Aparentemente, la humanidad incierta del siglo XXI tiene certezas. Una de ellas es la aceptación general de que la educación tiene vital importancia para todos. Eso lo dice la ONU y los gobiernos de izquierdas o derechas de todo el planeta. Lo manifiestan los trabajadores, los empresarios y la gente común… Todos suscriben que, si las personas no son bien formadas, tarde o temprano, las economías, las democracias, los estados y las vidas privadas serán inviables.
Sin embargo, tal consenso debería expresarse en acuerdos que prioricen la educación en las políticas públicas y en mayor-mejor inversión para el sector. En algunos países esto si se cumple, pero no en la gran mayoría. La humanidad proclama anhelos con riesgo de quedarse como tales.
Y es que priorizar la educación, es asumir una postura política distinta de aquellos que consideran al ser humano secundario frente a otros factores de la realidad. En los hechos tienen más fuerza las visiones reduccionistas y oportunistas, que ven la educación, como accesorio de la economía, o como instrumento de control o de uso político clientelar.
La educación, como bien público, es campo de disputa de múltiples intereses, y es territorio de lucha de sentidos. El currículo, los textos, el modelo educativo y de gestión, el presupuesto, los nombramientos, los cargos directivos, los contratos, dan cuenta de la batalla por el manejo de un enorme aparato de poder.
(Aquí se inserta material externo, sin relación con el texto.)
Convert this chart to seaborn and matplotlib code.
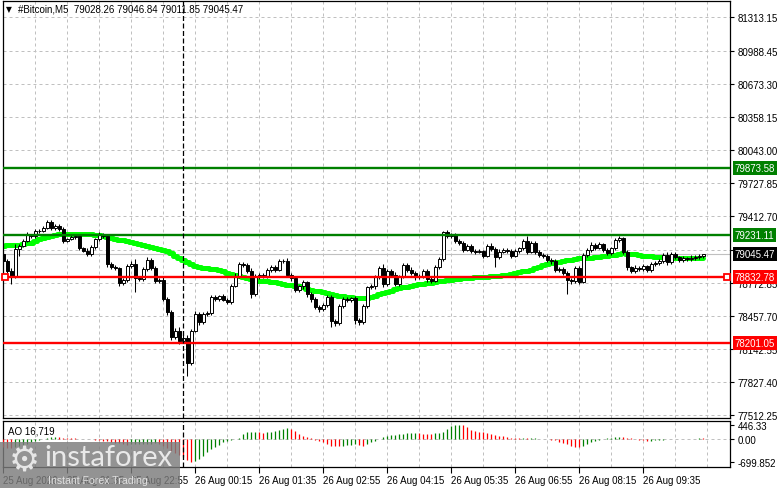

En nuestro caso, cambio y conservadurismo se enfrentan. El cambio ha ganado en el ámbito normativo, en la retórica. La evidencia está en el componente doctrinal de la Constitución 2008 y de la LOEI, donde se establece que los ecuatorianos serán formados integralmente bajo el concepto de educación liberadora. Sin embargo, el conservadurismo ha triunfado en el terreno de la práctica, ya que su propuesta se ejecutó con fuerte respaldo del presidente Correa, desde el 2007: modelo educativo y de gestión que, usando la retórica de cambio, maquilló y repotenció la vieja escuela autoritaria, la homogeneización y la funcionalidad con el mercado.
El bien común y la niñez demandan acuerdos para llevar a la práctica la educación liberadora, la Nueva Escuela. Tales consensos surgirán de la voluntad colectiva, por hoy endeble debido al inmediatismo y corporativismo de los grandes actores, que solo tienen cabeza para los pactos coyunturales de gobernabilidad y para la campaña electoral del 2021. Mientras dicho “pragmatismo” mande, la crisis educativa se profundiza.
Rebasar el “pragmatismo” exige responder a problemas estructurales siempre evadidos: ¿Qué país queremos? ¿Qué tipo de ciudadanos requiere ese país? O sea, qué proyecto de país soñamos y qué proyecto educativo queremos para ese país. Los maestros, los estudiantes y la sociedad civil, deben tomar este reto, que no lo pueden asumir los políticos y actores educativos con agendas personales.